Randall Shane being a moron in Kidder's opinion because he could have made millions but didn't. What's wrong with a little reward for your efforts, all the years spent learning your craft? Which is why Kidder left the military and went mercenary, because that's where the money was—the
private
sector—and because he was sick of higher-ranking officers treating him like a three-year-old. He still had his bosses—lately just the one—but no one can assign him to the burn detail, where drums of human waste get drenched in diesel fuel and then torched. A stench he can never quite erase from his mind.

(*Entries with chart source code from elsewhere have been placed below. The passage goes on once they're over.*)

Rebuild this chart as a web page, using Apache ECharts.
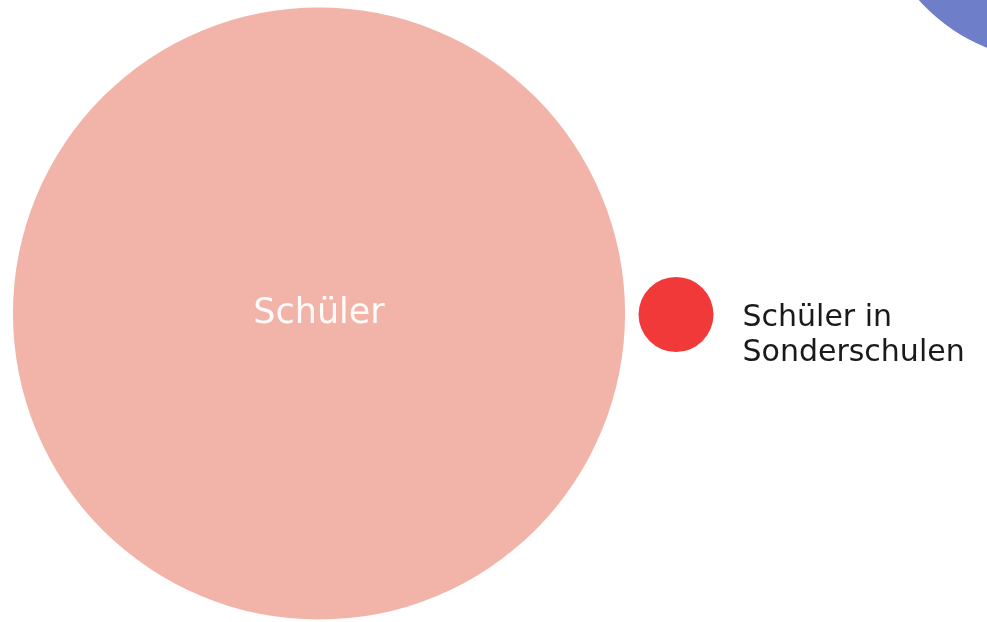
<!DOCTYPE html>
<html>
<head>
<meta charset="utf-8">
<script src="https://cdn.jsdelivr.net/npm/echarts@6/dist/echarts.min.js"></script>
<style>
  html, body { margin: 0; padding: 0; background: #fff; }
  #chart { width: 987px; height: 622px; }
</style>
</head>
<body>
<div id="chart"></div>
<script>
// bubble names and values
var names = ["Schüler", "Schüler in\nSonderschulen", "Lehrer"];
var values = [8400000, 126000, 2840000];
var colors = ["#F2B4A8", "#F2393A", "#6F7EC8"];

// layout of the packed bubbles (chart coordinates)
var layoutX = [319, 676, 1052];
var layoutY = [313.5, 314.5, -118];

var sizeScale = 0.2112; // diameter per sqrt(value)

var data = names.map(function (n, i) {
  return {
    name: n,
    value: [layoutX[i], layoutY[i], values[i]],
    itemStyle: { color: colors[i], opacity: 1 }
  };
});
// inner label for the big bubble, side label for the small one
data[0].label = {
  show: true,
  position: "inside",
  formatter: "{b}",
  color: "rgba(255,255,255,0.95)",
  fontFamily: "DejaVu Sans",
  fontSize: 35,
  fontWeight: "normal"
};
data[1].label = {
  show: true,
  position: "right",
  distance: 29,
  offset: [0, 21],
  formatter: "{b}",
  align: "left",
  color: "#1a1a1a",
  fontFamily: "DejaVu Sans",
  fontSize: 30,
  fontWeight: "normal",
  lineHeight: 35
};

var myChart = echarts.init(document.getElementById("chart"));
myChart.setOption({
  animation: false,
  grid: { left: 0, right: 0, top: 0, bottom: 0 },
  xAxis: { type: "value", min: 0, max: 987, show: false },
  yAxis: { type: "value", min: 0, max: 622, inverse: true, show: false },
  series: [
    {
      type: "scatter",
      clip: false,
      symbol: "circle",
      symbolSize: function (v) {
        return sizeScale * Math.sqrt(v[2]);
      },
      label: { show: false },
      emphasis: { disabled: true },
      data: data
    }
  ]
});
</script>
</body>
</html>
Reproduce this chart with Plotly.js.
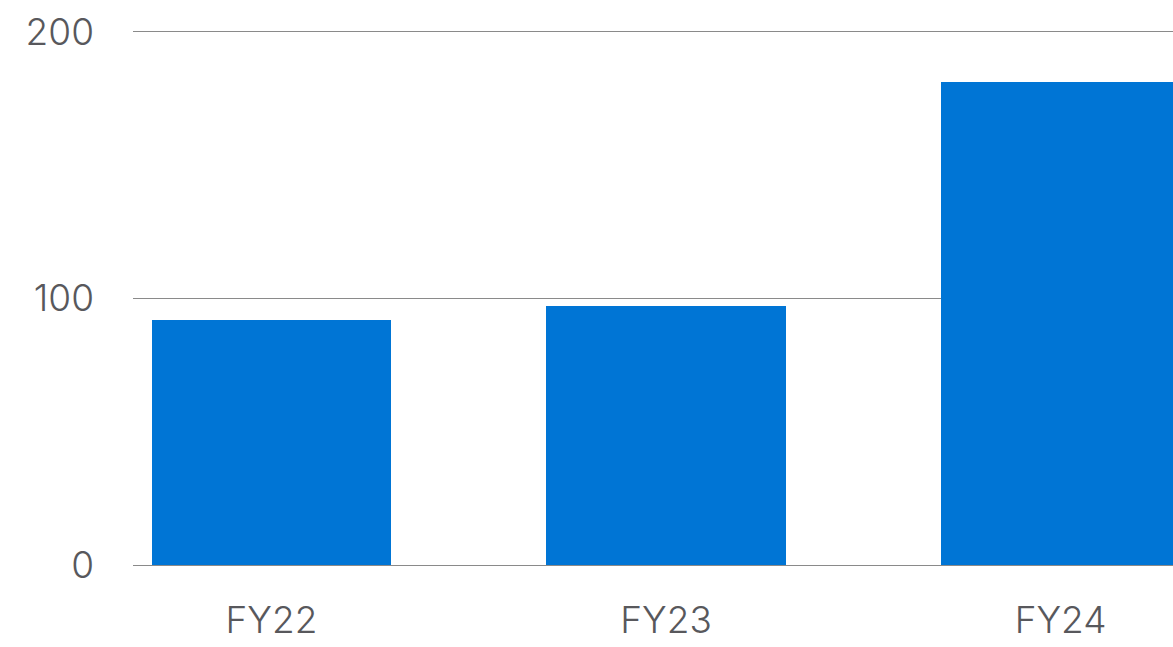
<!DOCTYPE html>
<html>
<head>
<meta charset="utf-8">
<script src="https://cdn.plot.ly/plotly-3.0.1.min.js"></script>
<style>html,body{margin:0;padding:0;background:#fff;}#chart{width:1173px;height:647px;}</style>
</head>
<body>
<div id="chart"></div>
<script>
const categories = ["FY22", "FY23", "FY24"];
const values = [92.1, 97.2, 181.2];
const yTickValues = [0, 100, 200];
const yTickLabels = ["0", "100", "200"];

const textColor = "#58585c";
const fontFamily = "Inter, 'Liberation Sans', Arial, sans-serif";

Plotly.newPlot("chart", [{
  type: "bar",
  x: categories,
  y: values,
  width: 0.606,
  marker: {color: "#0075D5"},
  hoverinfo: "skip"
}], {
  width: 1173,
  height: 647,
  margin: {l: 133, r: 0, t: 29, b: 82},
  paper_bgcolor: "#fff",
  plot_bgcolor: "#fff",
  showlegend: false,
  bargap: 0,
  xaxis: {
    type: "category",
    range: [-0.351, 2.285],
    showgrid: false,
    showline: false,
    zeroline: false,
    ticks: "",
    ticklabelstandoff: 30,
    tickfont: {family: fontFamily, size: 37, color: textColor, weight: 300}
  },
  yaxis: {
    range: [0, 201.1],
    tickvals: yTickValues,
    ticktext: yTickLabels,
    showgrid: true,
    gridcolor: "#8a8a8a",
    gridwidth: 1,
    zeroline: true,
    zerolinecolor: "#8a8a8a",
    zerolinewidth: 1,
    showline: false,
    ticks: "",
    ticklabelstandoff: 38,
    tickfont: {family: fontFamily, size: 37, color: textColor, weight: 300}
  }
}, {staticPlot: true, displayModeBar: false});
</script>
</body>
</html>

First stop, a Starbucks. Love that Mocha Frappuccino, dude. Kidder hums to himself as he stands in line. For some reason Aerosmith's “Walk This Way” is sticking in his brain this evening. A song so freaking ancient that he was barely born when it first came out. Still, when in Rome, or in this case Bean Town.

“Here you are, sir.”

Lost in thought, Kidder looks up to see a chickee holding out the tall plastic cup. Trying out a tentative smile.

“Beautiful,” Kidder says, taking the glass. “You know what they say?”

“What's that?”

“You ain't seen nothing 'til you're down on a muffin,” Kidder intones, staring into her little brown eyes as his mouth finds the straw.

Back on the street he strolls, enjoying the season. Five in the evening with hours left of daylight. Oodles of time to kill.

Kidder laughs.

On the sidewalk a young couple, arm in arm, register a brutal-looking, steel-built man chuckling to himself, and instinctively move away. He gives them a wink— Son of Sam never had such style!—and takes the vacated space with a jaunty sense of entitlement.

“Gimme a kiss,” he says to the shying-away couple. “Like this!”

He heads north on Exeter Street, bringing himself one block closer to the Naomi Nantz residence. Thinking it's about time he checked it out with his own eyes, instead of relying on images taken by a circling drone.

Street level is always best. You never know when you might want to make a personal visit, arriving unannounced, in the dark of night, with a properly silenced weapon. And before that can happen, he'll have to find a way in.